What's the difference between pain de mie and Japanese milk bread (shokupan)?
They're close cousins. Both are enriched, lidded sandwich breads with fine, soft crumbs. The main differences: Japanese milk bread almost always uses tangzhong (a cooked flour-water paste) to achieve an even softer, more pillowy texture, and it typically uses slightly more sugar and more butter than classic pain de mie. Pain de mie tends to have a more restrained enrichment -- it's soft but not sweet. Japanese milk bread leans toward a noticeable sweetness and a cotton-like softness. The technique (Pullman pan, lid, 2/3 fill) is essentially the same for both.
My bread pushed the lid open during baking. What went wrong?
Too much dough for the pan, or the dough over-proofed before the lid was closed. The 2/3 fill rule is critical -- if the dough is higher than 2/3 of the pan when you place it, there's too much dough. Scale your recipe to match your pan volume. Over-proofing before closing the lid also produces excess gas that can force the lid. Close the lid when the dough is about 1/2 inch below the pan rim, not when it's already touching the rim.
Why is my pain de mie gummy inside?
Most likely it was sliced too early. Pain de mie needs at least 1 hour of cooling before cutting -- the starch is still setting as the bread cools, and slicing compresses the soft interior. The second possibility is under-baking: because the lid traps moisture, internal temperature must reach 190-195F to fully set the crumb. Use a probe thermometer, not guesswork. If your loaf reads 185F, give it another 5 minutes.
Can I use whole wheat flour in a Pullman loaf?
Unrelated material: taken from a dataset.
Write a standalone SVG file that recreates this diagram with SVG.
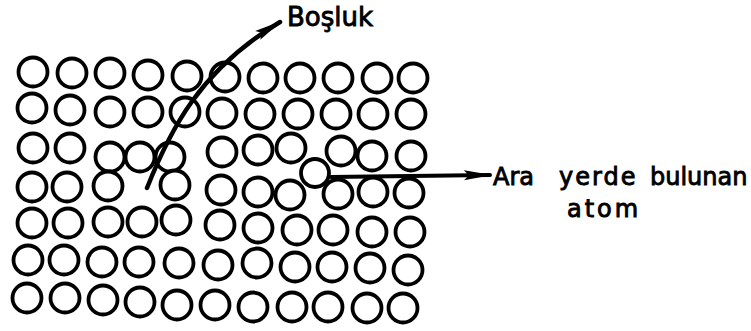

Up to 30% whole wheat substituted for bread flour works well. Beyond that, the bran physically punctures gluten strands, producing a weaker structure and a coarser, denser crumb. For a whole wheat Pullman loaf, increase hydration by 5-8% to compensate for the additional water absorption of whole wheat, and expect a slightly denser texture. White whole wheat flour gives you the nutritional benefits with less flavor impact and slightly better crumb structure than red whole wheat.